Nadie lo impidió, nadie lo protegió. No fue el único porque con él detuvieron en Igoa al maestro Nemesio Delgado y en Beruete a Asensio Ochotorena. Estando en la cárcel, la Delegación Regional de Requetés de Navarra pidió su destitución por ser de izquierda y fue obligado a firmar la renuncia de su plaza con lo que ello trajo consigo para la familia, que en pocas semanas tuvo que abandonar el pueblo. Para el 8 de febrero de 1937 el alcalde publicaba la vacante de la plaza afirmando que la dimisión había sido voluntaria. Tan pronto como fue liberado esa primavera, viendo de qué eran capaces, malvendió el coche y gracias a su amigo Guillermo Frías pudo ponerse a salvo en Francia. Y en breve, cruzando por Cataluña, se pasó al lado republicano para en octubre ponerse a las órdenes del director del Hospital Militar de Valencia en calidad de teniente médico. La mayor parte de la guerra la pasó en el Hospital de Sangre de Godella atendiendo el pabellón de los heridos del bando nacional. Sí, el Gobierno de la República contempló asistir también al enemigo. Él fue uno de los médicos que hasta su detención permaneció con sus pacientes cuando todos huyeron en desbandada al caer la República. No es cierto que la guerra finalizara aquel 1 de abril de 1939. Francisco, al igual que su hijo mayor, Javier, tuvo por delante un largo periplo carcelario y de trabajos forzosos. Debían redimir sus culpas. Cuando por fin pudo regresar con su familia lo hizo muy tocado y con la prohibición de volver a ejercer la medicina. En casa se recuerda la respuesta que le dio el entonces presidente del Colegio de Médicos cuando solicitó trabajo para poder siquiera subsistir: “si quieres trabajo, pídeselo a los tuyos que están en Francia”. Trato similar recibió su hermano Cristino cuando intentó recuperar su trabajo y solo le mostraron la puerta hacia el exilio.
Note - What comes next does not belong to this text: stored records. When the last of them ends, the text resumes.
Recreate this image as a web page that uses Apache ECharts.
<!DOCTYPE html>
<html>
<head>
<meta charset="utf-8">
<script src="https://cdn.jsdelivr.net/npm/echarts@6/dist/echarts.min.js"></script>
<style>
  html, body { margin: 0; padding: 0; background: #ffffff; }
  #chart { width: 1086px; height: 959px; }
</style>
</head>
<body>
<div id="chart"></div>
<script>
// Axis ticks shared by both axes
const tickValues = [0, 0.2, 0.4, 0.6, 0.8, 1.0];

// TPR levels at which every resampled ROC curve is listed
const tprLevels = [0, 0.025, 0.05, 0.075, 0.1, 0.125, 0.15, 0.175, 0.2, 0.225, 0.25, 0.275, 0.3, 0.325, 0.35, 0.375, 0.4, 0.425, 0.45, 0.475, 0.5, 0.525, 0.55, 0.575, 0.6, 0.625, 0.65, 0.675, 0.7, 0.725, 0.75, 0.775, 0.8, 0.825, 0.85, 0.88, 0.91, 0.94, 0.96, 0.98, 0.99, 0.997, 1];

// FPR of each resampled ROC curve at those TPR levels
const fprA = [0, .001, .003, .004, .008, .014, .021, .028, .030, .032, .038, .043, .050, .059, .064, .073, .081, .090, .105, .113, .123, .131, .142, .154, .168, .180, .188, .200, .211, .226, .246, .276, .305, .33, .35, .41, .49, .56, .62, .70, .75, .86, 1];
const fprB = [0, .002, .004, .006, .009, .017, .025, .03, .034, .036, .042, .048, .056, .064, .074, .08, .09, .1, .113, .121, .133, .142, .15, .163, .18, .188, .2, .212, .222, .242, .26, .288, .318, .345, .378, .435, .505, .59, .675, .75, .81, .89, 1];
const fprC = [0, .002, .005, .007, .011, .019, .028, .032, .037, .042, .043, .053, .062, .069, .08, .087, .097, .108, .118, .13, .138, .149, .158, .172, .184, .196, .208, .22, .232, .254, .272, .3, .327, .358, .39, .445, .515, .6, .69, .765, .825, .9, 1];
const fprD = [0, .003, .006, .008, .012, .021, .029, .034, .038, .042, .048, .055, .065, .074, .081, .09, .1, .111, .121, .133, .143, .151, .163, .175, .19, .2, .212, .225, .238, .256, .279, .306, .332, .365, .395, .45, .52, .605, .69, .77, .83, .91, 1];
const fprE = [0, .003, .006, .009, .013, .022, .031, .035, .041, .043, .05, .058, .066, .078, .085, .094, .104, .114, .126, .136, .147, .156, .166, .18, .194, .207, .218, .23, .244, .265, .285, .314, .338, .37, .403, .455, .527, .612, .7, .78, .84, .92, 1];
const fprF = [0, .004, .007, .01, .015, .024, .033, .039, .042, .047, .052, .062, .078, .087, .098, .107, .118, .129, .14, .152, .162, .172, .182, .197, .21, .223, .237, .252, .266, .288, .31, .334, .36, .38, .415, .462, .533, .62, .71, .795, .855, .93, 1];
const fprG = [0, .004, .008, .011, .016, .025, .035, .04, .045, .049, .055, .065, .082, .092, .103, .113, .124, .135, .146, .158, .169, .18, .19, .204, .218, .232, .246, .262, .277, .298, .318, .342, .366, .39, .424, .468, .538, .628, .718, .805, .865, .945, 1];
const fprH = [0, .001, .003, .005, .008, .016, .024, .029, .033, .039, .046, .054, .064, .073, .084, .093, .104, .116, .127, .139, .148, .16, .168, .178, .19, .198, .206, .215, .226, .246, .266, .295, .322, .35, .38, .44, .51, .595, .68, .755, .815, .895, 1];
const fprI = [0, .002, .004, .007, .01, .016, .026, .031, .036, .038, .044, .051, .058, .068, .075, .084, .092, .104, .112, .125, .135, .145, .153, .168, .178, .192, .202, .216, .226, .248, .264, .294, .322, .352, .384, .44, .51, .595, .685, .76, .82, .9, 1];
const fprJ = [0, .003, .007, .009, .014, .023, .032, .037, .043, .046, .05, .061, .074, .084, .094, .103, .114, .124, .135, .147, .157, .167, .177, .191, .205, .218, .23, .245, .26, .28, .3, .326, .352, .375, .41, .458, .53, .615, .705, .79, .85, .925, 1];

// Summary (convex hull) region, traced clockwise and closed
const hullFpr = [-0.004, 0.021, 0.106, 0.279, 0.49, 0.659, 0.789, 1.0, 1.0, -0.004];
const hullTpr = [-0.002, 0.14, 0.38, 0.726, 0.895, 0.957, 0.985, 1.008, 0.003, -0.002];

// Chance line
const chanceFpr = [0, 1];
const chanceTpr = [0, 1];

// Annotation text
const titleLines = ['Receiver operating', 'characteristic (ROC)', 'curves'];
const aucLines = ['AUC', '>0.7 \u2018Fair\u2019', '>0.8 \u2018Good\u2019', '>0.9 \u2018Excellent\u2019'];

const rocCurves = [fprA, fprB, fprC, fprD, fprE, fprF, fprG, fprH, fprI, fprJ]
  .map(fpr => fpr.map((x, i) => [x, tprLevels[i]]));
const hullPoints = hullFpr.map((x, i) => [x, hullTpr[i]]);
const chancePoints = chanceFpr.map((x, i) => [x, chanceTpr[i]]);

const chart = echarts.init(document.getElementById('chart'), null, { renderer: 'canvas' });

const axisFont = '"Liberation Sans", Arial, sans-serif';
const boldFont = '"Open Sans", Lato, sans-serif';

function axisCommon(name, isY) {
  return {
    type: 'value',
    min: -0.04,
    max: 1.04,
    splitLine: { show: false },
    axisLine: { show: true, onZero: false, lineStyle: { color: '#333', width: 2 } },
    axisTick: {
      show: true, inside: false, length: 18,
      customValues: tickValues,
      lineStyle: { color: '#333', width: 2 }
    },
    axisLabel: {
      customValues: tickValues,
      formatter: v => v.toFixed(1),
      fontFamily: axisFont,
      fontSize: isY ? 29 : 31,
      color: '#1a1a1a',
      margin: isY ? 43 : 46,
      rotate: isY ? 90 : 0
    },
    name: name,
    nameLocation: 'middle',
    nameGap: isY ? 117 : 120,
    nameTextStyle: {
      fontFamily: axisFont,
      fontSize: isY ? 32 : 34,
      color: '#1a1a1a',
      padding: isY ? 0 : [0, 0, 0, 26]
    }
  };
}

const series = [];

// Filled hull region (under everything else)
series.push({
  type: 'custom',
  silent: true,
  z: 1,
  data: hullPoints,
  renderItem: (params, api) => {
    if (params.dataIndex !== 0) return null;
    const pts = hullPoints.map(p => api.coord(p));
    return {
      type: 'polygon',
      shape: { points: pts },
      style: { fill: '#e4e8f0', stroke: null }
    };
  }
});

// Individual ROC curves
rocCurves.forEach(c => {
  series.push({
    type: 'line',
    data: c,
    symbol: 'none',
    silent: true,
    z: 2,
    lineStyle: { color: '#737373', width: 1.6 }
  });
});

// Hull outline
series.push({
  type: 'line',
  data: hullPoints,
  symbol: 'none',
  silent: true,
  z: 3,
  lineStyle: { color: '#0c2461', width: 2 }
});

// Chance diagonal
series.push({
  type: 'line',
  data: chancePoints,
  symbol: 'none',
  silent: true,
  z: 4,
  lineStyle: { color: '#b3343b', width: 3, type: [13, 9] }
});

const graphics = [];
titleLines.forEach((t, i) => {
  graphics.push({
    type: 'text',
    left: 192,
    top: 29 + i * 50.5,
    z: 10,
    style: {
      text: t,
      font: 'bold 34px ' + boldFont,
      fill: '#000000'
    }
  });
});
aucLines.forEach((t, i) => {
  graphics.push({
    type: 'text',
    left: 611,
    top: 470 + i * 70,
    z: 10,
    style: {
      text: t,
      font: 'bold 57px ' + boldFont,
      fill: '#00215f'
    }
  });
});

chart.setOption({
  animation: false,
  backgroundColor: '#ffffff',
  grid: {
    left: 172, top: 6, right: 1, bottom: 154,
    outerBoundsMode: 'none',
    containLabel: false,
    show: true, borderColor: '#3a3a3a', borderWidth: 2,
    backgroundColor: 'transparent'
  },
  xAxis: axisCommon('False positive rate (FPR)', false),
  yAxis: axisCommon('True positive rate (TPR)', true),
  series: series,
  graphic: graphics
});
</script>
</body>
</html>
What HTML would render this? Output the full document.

Nuestro abuelo pudo haberse vestido una txapela roja, pudo haber levantado el brazo como le aconsejaron, pero fue coherente y fiel a sus ideas. No dobló el espinazo ante aquellos bárbaros. Por ello, aprovecho este espacio para agradecer a Ángel García-Sanz por el respeto y el cariño que tuvo cuando se

acercó a mi madre y su hermana a la hora de entrevistarlas en 2001. ¡Callaron tanto! Y al ayuntamiento del valle le recuerdo que 89 años después hacer un homenaje es jugar con ventaja porque ya no hay hijos que puedan contar qué ocurrió, cómo lo vivieron y cuál fue la nula defensa que de su médico hicieron los vecinos. Y para quienes hayan escuchado que allí actuó la Falange, como se ha difundido en una entrevista en la radio del valle, deberían saber que todo el peso de las delaciones, detenciones y represión de esos días corrió a cargo de los carlistas y su brazo armado del requeté. Un mínimo de rigor hace falta, sino así cualquiera reescribe y moldea la historia.

Espero que estas líneas ayuden a dispar la niebla que se instaló hace tantas décadas y tras la que tan cómodos se han resguardado y auto exonerado algunos.